• _WRITTEN INSTRUCTION_
Each record below must be returned exactly as shown.

[Rows from a dataset of charts and code]

════════

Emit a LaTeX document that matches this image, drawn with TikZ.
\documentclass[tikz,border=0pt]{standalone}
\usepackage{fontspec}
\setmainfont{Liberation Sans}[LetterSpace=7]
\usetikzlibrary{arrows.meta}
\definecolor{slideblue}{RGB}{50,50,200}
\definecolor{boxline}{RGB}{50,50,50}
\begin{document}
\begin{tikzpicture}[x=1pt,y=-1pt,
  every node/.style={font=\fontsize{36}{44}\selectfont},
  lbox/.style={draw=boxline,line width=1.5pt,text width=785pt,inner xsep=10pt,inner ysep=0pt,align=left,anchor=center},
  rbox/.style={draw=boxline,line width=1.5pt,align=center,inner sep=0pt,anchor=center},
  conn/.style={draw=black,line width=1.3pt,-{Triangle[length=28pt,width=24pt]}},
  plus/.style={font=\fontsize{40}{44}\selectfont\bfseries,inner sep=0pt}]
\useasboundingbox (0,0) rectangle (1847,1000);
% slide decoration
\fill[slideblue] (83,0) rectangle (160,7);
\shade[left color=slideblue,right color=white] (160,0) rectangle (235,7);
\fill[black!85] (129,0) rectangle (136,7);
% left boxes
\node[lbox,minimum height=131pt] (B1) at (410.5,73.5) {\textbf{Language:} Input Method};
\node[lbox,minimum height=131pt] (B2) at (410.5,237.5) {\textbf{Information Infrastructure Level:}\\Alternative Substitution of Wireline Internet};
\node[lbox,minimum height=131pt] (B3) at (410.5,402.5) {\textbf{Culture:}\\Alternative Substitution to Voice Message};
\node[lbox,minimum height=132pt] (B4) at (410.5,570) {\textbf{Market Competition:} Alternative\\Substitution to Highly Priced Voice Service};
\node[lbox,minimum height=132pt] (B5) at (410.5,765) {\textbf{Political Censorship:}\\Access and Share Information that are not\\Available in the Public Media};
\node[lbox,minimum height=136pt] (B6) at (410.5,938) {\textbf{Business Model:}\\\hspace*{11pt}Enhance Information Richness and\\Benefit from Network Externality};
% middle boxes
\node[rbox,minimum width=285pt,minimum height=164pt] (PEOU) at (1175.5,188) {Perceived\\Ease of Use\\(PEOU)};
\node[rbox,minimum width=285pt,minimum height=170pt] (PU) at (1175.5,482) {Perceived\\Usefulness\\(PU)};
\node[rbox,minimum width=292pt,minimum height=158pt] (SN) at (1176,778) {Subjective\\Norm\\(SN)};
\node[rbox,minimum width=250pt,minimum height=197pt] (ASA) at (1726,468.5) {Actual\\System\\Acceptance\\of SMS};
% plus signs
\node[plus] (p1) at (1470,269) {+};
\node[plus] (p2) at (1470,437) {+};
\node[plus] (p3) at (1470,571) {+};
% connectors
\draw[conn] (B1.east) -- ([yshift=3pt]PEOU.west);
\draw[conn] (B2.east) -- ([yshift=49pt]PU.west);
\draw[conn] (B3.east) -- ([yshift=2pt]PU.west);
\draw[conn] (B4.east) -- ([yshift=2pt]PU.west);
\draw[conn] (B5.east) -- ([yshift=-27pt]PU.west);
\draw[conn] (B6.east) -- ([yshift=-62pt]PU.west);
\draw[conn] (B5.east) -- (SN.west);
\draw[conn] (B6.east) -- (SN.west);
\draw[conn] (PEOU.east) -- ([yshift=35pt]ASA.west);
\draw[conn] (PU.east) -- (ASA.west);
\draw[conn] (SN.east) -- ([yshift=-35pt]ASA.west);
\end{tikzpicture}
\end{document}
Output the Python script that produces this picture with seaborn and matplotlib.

════════

• _REPLY TO THE EXERCISE_
Emit a LaTeX document that matches this image, drawn with TikZ.
\documentclass[tikz,border=0pt]{standalone}
\usepackage{fontspec}
\setmainfont{Liberation Sans}[LetterSpace=7]
\usetikzlibrary{arrows.meta}
\definecolor{slideblue}{RGB}{50,50,200}
\definecolor{boxline}{RGB}{50,50,50}
\begin{document}
\begin{tikzpicture}[x=1pt,y=-1pt,
  every node/.style={font=\fontsize{36}{44}\selectfont},
  lbox/.style={draw=boxline,line width=1.5pt,text width=785pt,inner xsep=10pt,inner ysep=0pt,align=left,anchor=center},
  rbox/.style={draw=boxline,line width=1.5pt,align=center,inner sep=0pt,anchor=center},
  conn/.style={draw=black,line width=1.3pt,-{Triangle[length=28pt,width=24pt]}},
  plus/.style={font=\fontsize{40}{44}\selectfont\bfseries,inner sep=0pt}]
\useasboundingbox (0,0) rectangle (1847,1000);
% slide decoration
\fill[slideblue] (83,0) rectangle (160,7);
\shade[left color=slideblue,right color=white] (160,0) rectangle (235,7);
\fill[black!85] (129,0) rectangle (136,7);
% left boxes
\node[lbox,minimum height=131pt] (B1) at (410.5,73.5) {\textbf{Language:} Input Method};
\node[lbox,minimum height=131pt] (B2) at (410.5,237.5) {\textbf{Information Infrastructure Level:}\\Alternative Substitution of Wireline Internet};
\node[lbox,minimum height=131pt] (B3) at (410.5,402.5) {\textbf{Culture:}\\Alternative Substitution to Voice Message};
\node[lbox,minimum height=132pt] (B4) at (410.5,570) {\textbf{Market Competition:} Alternative\\Substitution to Highly Priced Voice Service};
\node[lbox,minimum height=132pt] (B5) at (410.5,765) {\textbf{Political Censorship:}\\Access and Share Information that are not\\Available in the Public Media};
\node[lbox,minimum height=136pt] (B6) at (410.5,938) {\textbf{Business Model:}\\\hspace*{11pt}Enhance Information Richness and\\Benefit from Network Externality};
% middle boxes
\node[rbox,minimum width=285pt,minimum height=164pt] (PEOU) at (1175.5,188) {Perceived\\Ease of Use\\(PEOU)};
\node[rbox,minimum width=285pt,minimum height=170pt] (PU) at (1175.5,482) {Perceived\\Usefulness\\(PU)};
\node[rbox,minimum width=292pt,minimum height=158pt] (SN) at (1176,778) {Subjective\\Norm\\(SN)};
\node[rbox,minimum width=250pt,minimum height=197pt] (ASA) at (1726,468.5) {Actual\\System\\Acceptance\\of SMS};
% plus signs
\node[plus] (p1) at (1470,269) {+};
\node[plus] (p2) at (1470,437) {+};
\node[plus] (p3) at (1470,571) {+};
% connectors
\draw[conn] (B1.east) -- ([yshift=3pt]PEOU.west);
\draw[conn] (B2.east) -- ([yshift=49pt]PU.west);
\draw[conn] (B3.east) -- ([yshift=2pt]PU.west);
\draw[conn] (B4.east) -- ([yshift=2pt]PU.west);
\draw[conn] (B5.east) -- ([yshift=-27pt]PU.west);
\draw[conn] (B6.east) -- ([yshift=-62pt]PU.west);
\draw[conn] (B5.east) -- (SN.west);
\draw[conn] (B6.east) -- (SN.west);
\draw[conn] (PEOU.east) -- ([yshift=35pt]ASA.west);
\draw[conn] (PU.east) -- (ASA.west);
\draw[conn] (SN.east) -- ([yshift=-35pt]ASA.west);
\end{tikzpicture}
\end{document}
Output the Python script that produces this picture with seaborn and matplotlib.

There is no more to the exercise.